VIDEO: Hypocrite Stephen Colbert Defends Sex Offender Friend

CBS late-night host Stephen Colbert has excuses for sexual offenders when those offenders help him. The “Late Show” host took the stage on Monday night, backing a sexual predator.

Stephen Colbert (Photo credit: Screenshot)

Colbert, who has championed porn star Stormy Daniels, was in defense mode for his friend Les Moonves. Moonves serves as Chairman of the Board, President, and Chief Executive Officer of CBS Corporation. He was also exposed by reporter Ronan Farrow last week as having a decades-long habit of sexually harassing and assaulting women in his employ.

Colbert started his show by quipping that he had not heard of what happened to Moonves. “How was everyone’s weekend? Have a good one? Mine was great. I was down in South Carolina. Really relaxing. No internet. They don’t have it there yet. But I heard there was an article about a CBS chairman and man I hope isn’t watching tonight’s monologue, Les Moonves,” he said.

Imagine if these accusations had been made against President Donald Trump. Would Colbert have started his show in that type of lighthearted way? Or would he have started his show going after the president in a hardcore fashion? I think everyone knows the answer to that.

“I don’t know what’s going to happen, but I do believe in accountability. And not just for politicians you disagree with,” Colbert said. Isn’t that a novel concept?

“Everybody believes in accountability until it’s their guy, and, make no mistake, Les Moonves is my guy. He hired me to sit in this chair. He stood behind this show while we were finding our voice. He gave us the time and the resources to succeed. He has stood by us when people were mad at me. And I like working for him,” he said.

Make no mistake, that introduction was an attempt to soften the audience before Colbert made his half-hearted “I stand with women” speech. But the point was made. Colbert was giving a wink and a nod to Moonves, telling him that he has his back.

“But accountability is meaningless unless it’s for everybody. Whether it’s for the leader of a network or the leader of the free world,” he said, using the Moonves scandal to take a shot at the president.

“Women over the past year have felt empowered to tell their stories in ways they haven’t before, which is an objectively good thing,” he said.

“Because, and it’s strange to have to say this, powerful men taking sexual advantage of relatively powerless employees is wrong. We know it’s wrong now, and we knew it was wrong then,” he said. “And how do we know we knew it was wrong?

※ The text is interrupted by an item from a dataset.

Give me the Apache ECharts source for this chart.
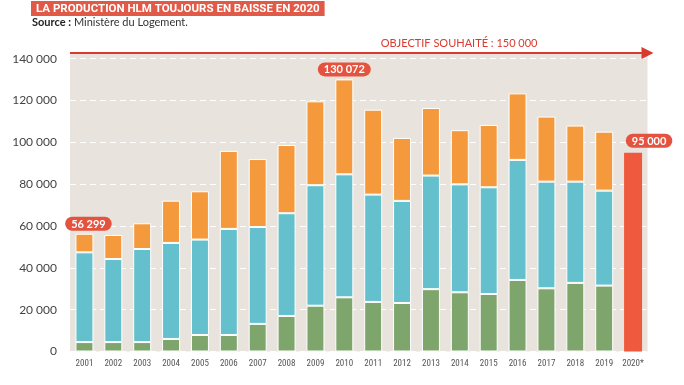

Because we know these men tried to keep the stories from coming out back then.”

“That said, and this is obviously naive, the revelations and accusations of the past year, just in the entertainment industry alone, have been shocking. To me. To many of the women I know, it has brought a welcome sense of relief that something’s happening,” he said.

“But this weekend some people asked me, probably because I work here, ‘What do you think is going to happen?’ I don’t know. And I don’t know who does know. In a situation like this, I’d normally call Les,” Colbert said. “Over the past year, there’s been a lot of discussion about whether the disappearing of the accused from public life is the right thing to do, and I get there should be levels of response, but I understand why the disappearing happens. There’s a J.F.K. Quote that I like: ‘Those who make peaceful revolution impossible, make violent revolution inevitable.’ And for so long for women in the workplace, there was no change, no justice for the abused, so we shouldn’t be surprised that when the change comes, it comes radically.”

No attack on Moonves. No demand for justice. No comments calling his boss a sexual deviant as he has done to the president. It was as toothless a monologue as one could give. And why is that?

It appears that Colbert has made a calculated decision to sit on neither side because, if Moonves weathers the storm and stays as the head of CBS, an unlikely scenario as the company’s stocks continue to plummet, Colbert wants to keep his job.

It is simple to take shots at the president. No one from the liberal network is going to fire him for that. But if Moonves manages to stay on as the CEO of CBS, Colbert could take a hit to his pocket if he hit Moonves hard. That is the type of person Colbert is. He is a man of virtue if it does not cost him anything.